Every time I see yet another website promoting oil-pulling as a detoxifier, I sigh with amazement at how hoodwinked people can be by misinformation.
Oil-pulling, or “kavala graha” is touted as the ultimate “detoxifier”. In the past year I’ve seen articles on oil pulling promoted on many FB pages and websites as a cure for many diseases, and with the ability to pull toxins from the body, cure cancer and help people live to be 140 years old.
It has even been described as “miraculous” and “magical”. Those are some pretty bold claims. What always concerns me, is that much of this information is posted with a basis in only anecdotal evidence based on one person, and without any actual research.
It is one thing to say “I do oil pulling and I love it, my teeth look whiter to me.” That’s great, if that is someone’s legitimate personal experience. But for anyone to take the leap and promote it as a practice that “this will pull toxins out of your body and heal cancer”, without having done research, that is beyond ridiculous.
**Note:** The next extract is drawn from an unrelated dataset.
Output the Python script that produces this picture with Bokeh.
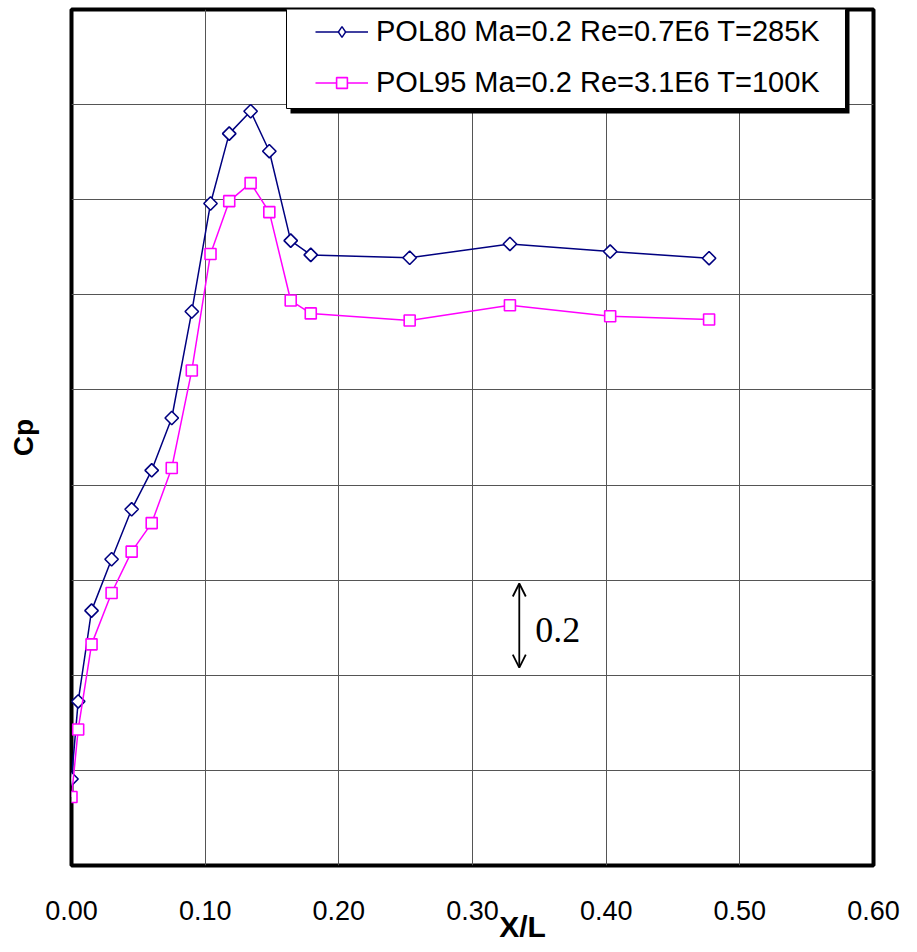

Dr. Andrew Weil, the very well known anti-aging specialist and advocate for natural and alternative medicine says: “On the Internet, oil pulling is promoted as a cure for a long list of disorders including headache, bronchitis, toothache, thrombosis, eczema, ulcers and other diseases of the stomach, intestines, heart, blood, kidney, liver, lungs and female reproductive organs. I’ve also seen claims that oil pulling can prevent the growth of malignant tumors. I know of no evidence to support any of these claims.”
How Did This Practice Start to Become Mainstream?
Back in 2001, Deepak Chopra wrote about oil-pulling in his book as an Ayurvedic “folk remedy”. As a folk remedy, oil-pulling was believed to prevent the vatic effect in the mouth (dryness).
Here are 5 FACTS about oil-pulling:
1. There are only TWO verified studies on oil-pulling. The first study was designed to evaluate the effect of oil pulling on bacteria in plaque and saliva, in comparison with the antiseptic power of conventional mouthwash containing chlorhexidine.
Researchers found a reduction in the bacteria count responsible for gingivitis, and so concluded that oil-pulling may help maintain oral health in a similar way that mouthwash does.
The second study examined the mechanism that made oil pulling effective. This study found that it was actually the swishing action of oil which emulsified the oil in the mouth, and was responsible for removing mouth bacteria. (Indian J Dent Res. 2011 Jan-Feb;22(1):34-7. PMID: 21525674)
2. Blood vessels don’t just leak toxins. If chemicals could just leak through the walls of your arteries and veins we’d have no need for oil pulling, would we? We could just rinse our mouths briefly several times a day with plain water and have the same effect.
The lingual veins on the dorsum, sides, and under surface of the TONGUE, as many of us are already aware, are capable of fast absorption of drugs, which is why for example, nitroglycerin is given by medical doctors under the tongue to people with angina. It gets there quick. The obvious analogy to this is that when you are swishing oil in your mouth for 20 minutes, of course your body is going to absorb whatever is in the oil.
So, for people who are deficient in fatty acids, it is possible that this may infuse your body with EFA’s sublingually if you are not eating enough in your diet. HOWEVER, absorption via the lingual veins is different than those veins working as filters going in the other direction, as in pulling toxins out.
3. The whole idea behind oil swishing is based on exposing the oil to the large veins under the tongue. But, basic human anatomy tells us that those blood vessels simply aren’t large enough to expose your blood supply to the oil in 15-20 minutes.
4. Any toxin that would be “attracted” to the oil would have to be fat-soluble. Fat soluble toxins aren’t just roaming loose in your bloodstream. They’re stored in your fat cells.
5. If oil-pulling somehow forced your body’s cells to suddenly release stored toxic material, it would first reach your body’s natural filtering systems, the liver and kidneys. You would have a very noticeably sick feeling if that were happening.
Bottom line? If you choose to walk around your house for 15 minutes with some sesame oil in your mouth, it’s not going to hurt you. And it may (and I say may cautiously) whiten your teeth a little and/or reduce plaque on the outside of your teeth.